- [STATED TASK]
Leave out the pictures and return every entry exactly as it appears.

───── RECORDED DATA

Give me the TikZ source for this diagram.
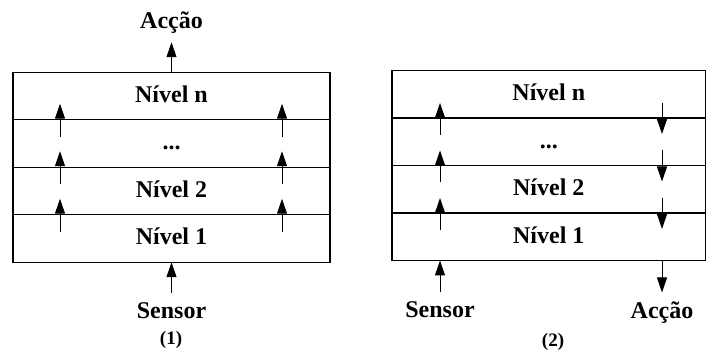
\documentclass[tikz,border=0pt]{standalone}
\usepackage{fontspec}
\setmainfont{Liberation Serif}
\usetikzlibrary{arrows.meta,positioning}

\begin{document}
\begin{tikzpicture}[x=1pt, y=-1pt, line width=1pt,
    nivel/.style={draw, line width=1.2pt, minimum height=47.5pt, inner sep=0pt, outer sep=0pt,
        text height=13pt, text depth=0pt, font=\bfseries\fontsize{24}{28}\selectfont},
    rotulo/.style={inner sep=8.5pt, font=\bfseries\fontsize{24}{28}\selectfont},
    legenda/.style={inner sep=0pt, font=\bfseries\fontsize{19}{23}\selectfont},
    seta/.style={-{Triangle[length=15pt,width=10pt]}}]
    \useasboundingbox (0,0) rectangle (706,352);

    % Draw the levels of architecture (1)
    \node[nivel, minimum width=317pt] (a4) at (171.5,96) {Nível n};
    \node[nivel, minimum width=317pt, below=0pt of a4] (a3) {...};
    \node[nivel, minimum width=317pt, below=0pt of a3] (a2) {Nível 2};
    \node[nivel, minimum width=317pt, below=0pt of a2] (a1) {Nível 1};

    % Draw the arrows going up through the levels
    \foreach \lo/\hi in {a1/a2, a2/a3, a3/a4} {
        \draw[seta] ([xshift=47pt, yshift=-17pt]\lo.north west) -- ([xshift=47pt, yshift=16pt]\hi.south west);
        \draw[seta] ([xshift=-48pt, yshift=-17pt]\lo.north east) -- ([xshift=-48pt, yshift=16pt]\hi.south east);
    }

    % Draw sensor and action
    \node[rotulo, above=30pt of a4] (acA) {Acção};
    \node[rotulo, below=31pt of a1] (sensA) {Sensor};
    \draw[seta] (a4) -- (acA);
    \draw[seta] (sensA) -- (a1);
    \node[legenda] (capA) at (171,340) {(1)};

    % Draw the levels of architecture (2)
    \node[nivel, minimum width=313.5pt] (b4) at (548.75,94.25) {Nível n};
    \node[nivel, minimum width=313.5pt, below=0pt of b4] (b3) {...};
    \node[nivel, minimum width=313.5pt, below=0pt of b3] (b2) {Nível 2};
    \node[nivel, minimum width=313.5pt, below=0pt of b2] (b1) {Nível 1};

    % Draw the arrows going up and down
    \foreach \lo/\hi in {b1/b2, b2/b3, b3/b4} {
        \draw[seta] ([xshift=48pt, yshift=-17pt]\lo.north west) -- ([xshift=48pt, yshift=15pt]\hi.south west);
        \draw[seta] ([xshift=-43.5pt, yshift=15pt]\hi.south east) -- ([xshift=-43.5pt, yshift=-16pt]\lo.north east);
    }

    % Draw sensor and action
    \node[rotulo, below=32pt of b1.south west, xshift=48pt] (sensB) {Sensor};
    \node[rotulo, below=32pt of b1.south east, xshift=-43.5pt] (acB) {Acção};
    \draw[seta] (sensB) -- (sensB |- b1.south);
    \draw[seta] (acB |- b1.south) -- (acB);
    \node[legenda] (capB) at (553,342) {(2)};
\end{tikzpicture}
\end{document}
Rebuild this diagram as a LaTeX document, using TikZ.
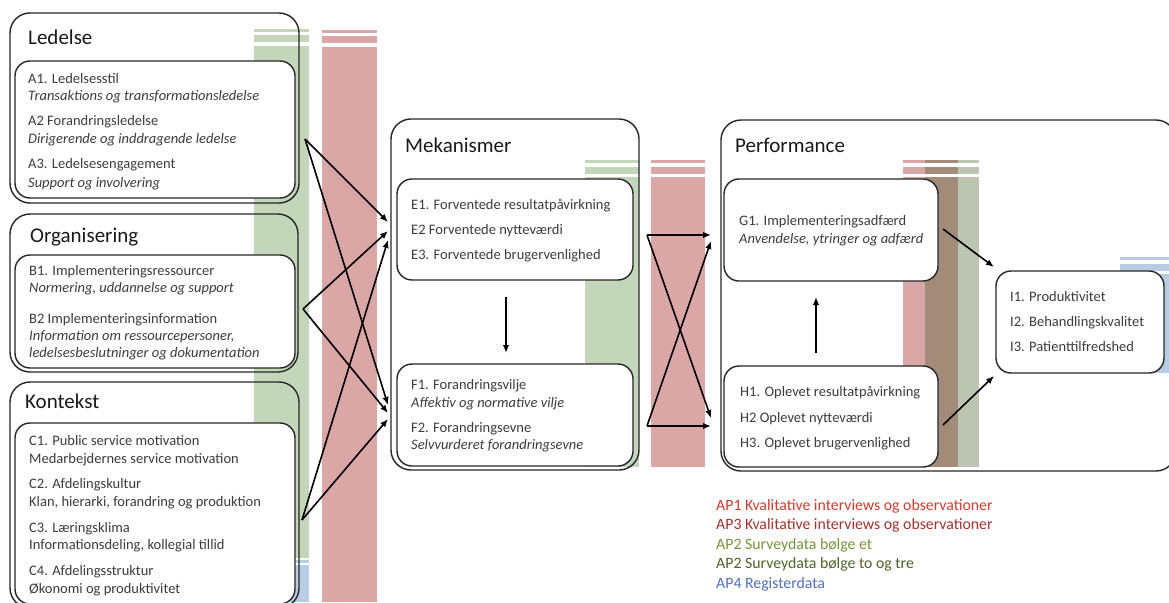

──────────

- [OUTPUT BELOW]
Give me the TikZ source for this diagram.
\documentclass[tikz,border=0pt]{standalone}
\usepackage{fontspec}
\setmainfont{Liberation Serif}
\usetikzlibrary{arrows.meta,positioning}

\begin{document}
\begin{tikzpicture}[x=1pt, y=-1pt, line width=1pt,
    nivel/.style={draw, line width=1.2pt, minimum height=47.5pt, inner sep=0pt, outer sep=0pt,
        text height=13pt, text depth=0pt, font=\bfseries\fontsize{24}{28}\selectfont},
    rotulo/.style={inner sep=8.5pt, font=\bfseries\fontsize{24}{28}\selectfont},
    legenda/.style={inner sep=0pt, font=\bfseries\fontsize{19}{23}\selectfont},
    seta/.style={-{Triangle[length=15pt,width=10pt]}}]
    \useasboundingbox (0,0) rectangle (706,352);

    % Draw the levels of architecture (1)
    \node[nivel, minimum width=317pt] (a4) at (171.5,96) {Nível n};
    \node[nivel, minimum width=317pt, below=0pt of a4] (a3) {...};
    \node[nivel, minimum width=317pt, below=0pt of a3] (a2) {Nível 2};
    \node[nivel, minimum width=317pt, below=0pt of a2] (a1) {Nível 1};

    % Draw the arrows going up through the levels
    \foreach \lo/\hi in {a1/a2, a2/a3, a3/a4} {
        \draw[seta] ([xshift=47pt, yshift=-17pt]\lo.north west) -- ([xshift=47pt, yshift=16pt]\hi.south west);
        \draw[seta] ([xshift=-48pt, yshift=-17pt]\lo.north east) -- ([xshift=-48pt, yshift=16pt]\hi.south east);
    }

    % Draw sensor and action
    \node[rotulo, above=30pt of a4] (acA) {Acção};
    \node[rotulo, below=31pt of a1] (sensA) {Sensor};
    \draw[seta] (a4) -- (acA);
    \draw[seta] (sensA) -- (a1);
    \node[legenda] (capA) at (171,340) {(1)};

    % Draw the levels of architecture (2)
    \node[nivel, minimum width=313.5pt] (b4) at (548.75,94.25) {Nível n};
    \node[nivel, minimum width=313.5pt, below=0pt of b4] (b3) {...};
    \node[nivel, minimum width=313.5pt, below=0pt of b3] (b2) {Nível 2};
    \node[nivel, minimum width=313.5pt, below=0pt of b2] (b1) {Nível 1};

    % Draw the arrows going up and down
    \foreach \lo/\hi in {b1/b2, b2/b3, b3/b4} {
        \draw[seta] ([xshift=48pt, yshift=-17pt]\lo.north west) -- ([xshift=48pt, yshift=15pt]\hi.south west);
        \draw[seta] ([xshift=-43.5pt, yshift=15pt]\hi.south east) -- ([xshift=-43.5pt, yshift=-16pt]\lo.north east);
    }

    % Draw sensor and action
    \node[rotulo, below=32pt of b1.south west, xshift=48pt] (sensB) {Sensor};
    \node[rotulo, below=32pt of b1.south east, xshift=-43.5pt] (acB) {Acção};
    \draw[seta] (sensB) -- (sensB |- b1.south);
    \draw[seta] (acB |- b1.south) -- (acB);
    \node[legenda] (capB) at (553,342) {(2)};
\end{tikzpicture}
\end{document}
Rebuild this diagram as a LaTeX document, using TikZ.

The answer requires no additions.